The next day, as we wrestled his stuffed animals, the 5-year-old was more talkative than he’d ever been with me. He told me the names and stories of his stuffies, each with their own unique stories and slightly disturbing violent behaviors. But I refused to judge the fact that his dog named Johnny ate Catty’s head and then pooped it out. I laughed. He grinned. And even after playing, I noticed that the communication kept coming. He’d stopped making farting sounds at me. Instead, he was asking me earnest questions about things he didn’t understand, like why you can’t eat a banana peel. He also started asking me for help rather than defaulting to his mom.
Later in the week, after a few more Lego play sessions, he was responding to me when I asked him to do things. It was as if he was hearing me again. In fact, with less than a full hour of one on one play between us we’d become thick as thieves.
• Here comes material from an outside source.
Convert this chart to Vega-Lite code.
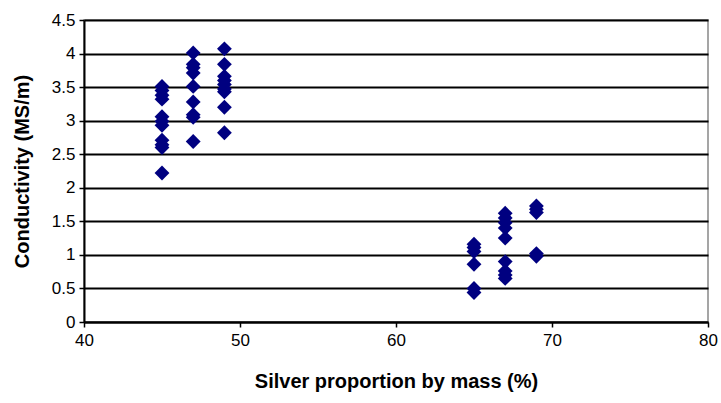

But there was a problem brewing. The last morning of my experiment I was drinking coffee in bed when the 5-year-old came in to snuggle. His older brother was already beside me. The 5-year-old asked if he could sing me a song. “Of course,” I said.
“This is a song I learned in animal school,” he explained before launching into a lilting tune in which the only lyrics were “Life is for you!” endlessly repeated. When the song ended, I told him I enjoyed it very much. Suddenly, his older brother pipped in.
“You love my brother more than me!” he whined, spoiling the moment. I spent the next hour making peace.
Not that I acknowledged it to the kid, but my older boy actually made a good point. I’d made a mistake. I should have been spending alone time with each of the boys. I recalibrated and I’ve been trying to do that every day since that fateful morning. It’s harder than it sounds.
Carving out even just ten minutes for one-on-one play is no easy feat in a world that constantly conspires to keep adults at their desks or in their cars or otherwise occupied. We are regimented so it’s hard to find time for an opportunistic play session. And it’s also hard to get into the right headspace. That said, it is possible and I’ve come to the conclusion that it really works — especially if you’re hyperliteral about it. Reading isn’t play. Activities aren’t play. Only play is play. And 10 minutes is 10 minutes.
My kids could have told me that at the outset, but I suppose I had to learn it for myself. It’s a matter of discipline. After all, playing Pokemon or talking to stuffed animals isn’t always a blast for me. It is, however, always a worthwhile use of my time. If nothing else, it guards against my children theorizing about favoritism and my youngest calling me a poopy head.
The truth is that I’m not a poopy head. I just need help sometimes.